Mothers make mistakes too
Most of us Asian children grew up hearing that phrase “Clean your plate!” often prefaced by “Don’t you dare leave the table until...” The message that we’re lucky to have decent meals and that leaving behind uneaten portions is wasteful and disrespectful has become so ingrained in most of us that we carry on the habit of wiping everything off our plates (and sometimes, off our partner’s plate too!) right until our adulthood.
Isn’t it any wonder that obesity is a problem among adults these days, and even for some children? Nevertheless, we’re all thankful for mums who slave away in the kitchen to ensure we get our meals but say “nay” to finishing up everything and instead, encourage eating in moderation and healthy balanced diets.
BOYS WILL BE BOYS Ah yes. Ever wondered why there were two sets of rules governing girls and boys during our growing up years? Boys could get away with rough horseplay, dirty clothes, no household chores and later curfews. After all, they’re boys and therefore, some rules don’t apply to them.
God forbid if girls trail in mud in the house looking like the swamp thing after playing with their friends, prefer trucks to dolls, fail to make their beds in the mornings or do the dishes.
A new study from Netmums, a website for parents in the UK, reveals that 88 per cent of mums admitted that they treated their sons and daughters differently despite thinking that this was wrong. Most worrying of all, mothers are twice as likely to admit to being more critical of their daughters than their sons.

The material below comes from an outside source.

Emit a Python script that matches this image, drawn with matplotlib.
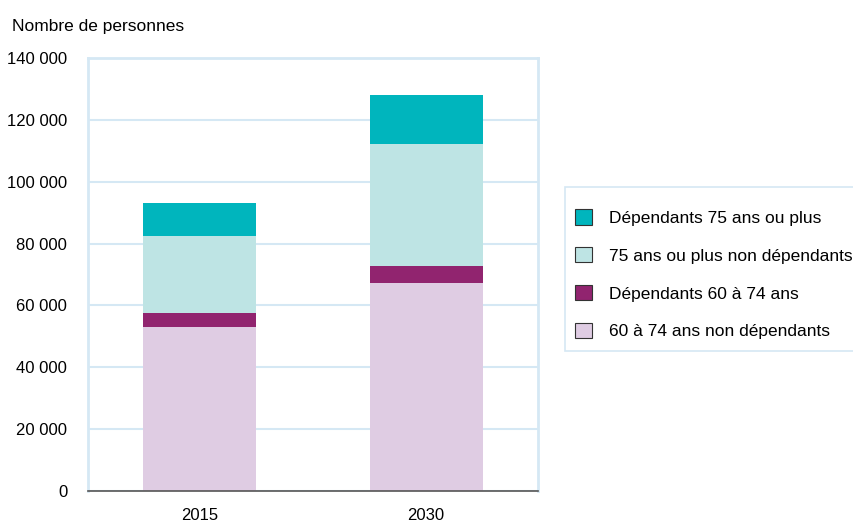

When mamas attribute bad behaviour to “they’re just being boys”, they’re unknowingly removing personal responsibility out of the equation. Children need to be held accountable for their actions, taught that both sexes are equally empowered to achieve anything they want to, and that the same rules apply to both boys and girls in order to counteract the negative messages that society sometimes send. We’re grateful that mummies love their children unconditionally and want only the best for them, but say “nay” to gender biasness when it comes to raising boys and girls.
GET YOUR AMBITION IN ORDER!
Who isn’t familiar with the “doctor, lawyer, engineer” expectations most old-school Asian mums drill into their children while growing up?
You want to be a hairdresser? “Over my dead body!” screeches mummy as she waves the science book in front of you.
It’s all too common to have mummies (and even daddies actually) force their children into meeting their expectations and not necessarily what the children would want to actually do themselves. Perhaps it’s the idea that these professions are viewed as jobs favoured by the upper echelons of society. Most parents in the past came from poorer backgrounds and struggled to give their children a decent education. Perhaps it’s that struggle that drives mothers to ensure that children lack nothing and that they should be given the best opportunities to go further.
However, to pressure a child into studying or considering a profession that he or she isn’t cut out for could merely ensure his or her failure at it. There’s already enough pressure posed by the world out there that you don’t really need more in the form of mum’s lofty expectations at home. And sometimes, your child can be the best hairdresser there is and achieve great success through his or her passion.
So yes, we all have our mums who with their quirks, have sometimes doled out dodgy advice or counsel that we recognise doesn’t necessarily qualify as words of wisdom.
However, we’ve all turned out fine in the end despite the mistakes and fumbles that our very human mothers make. Perhaps it’s because we recognise that their actions, however misguided, have been backed by an undeniable emotion which has kept families together no matter the challenges that come with raising children. It’s called love.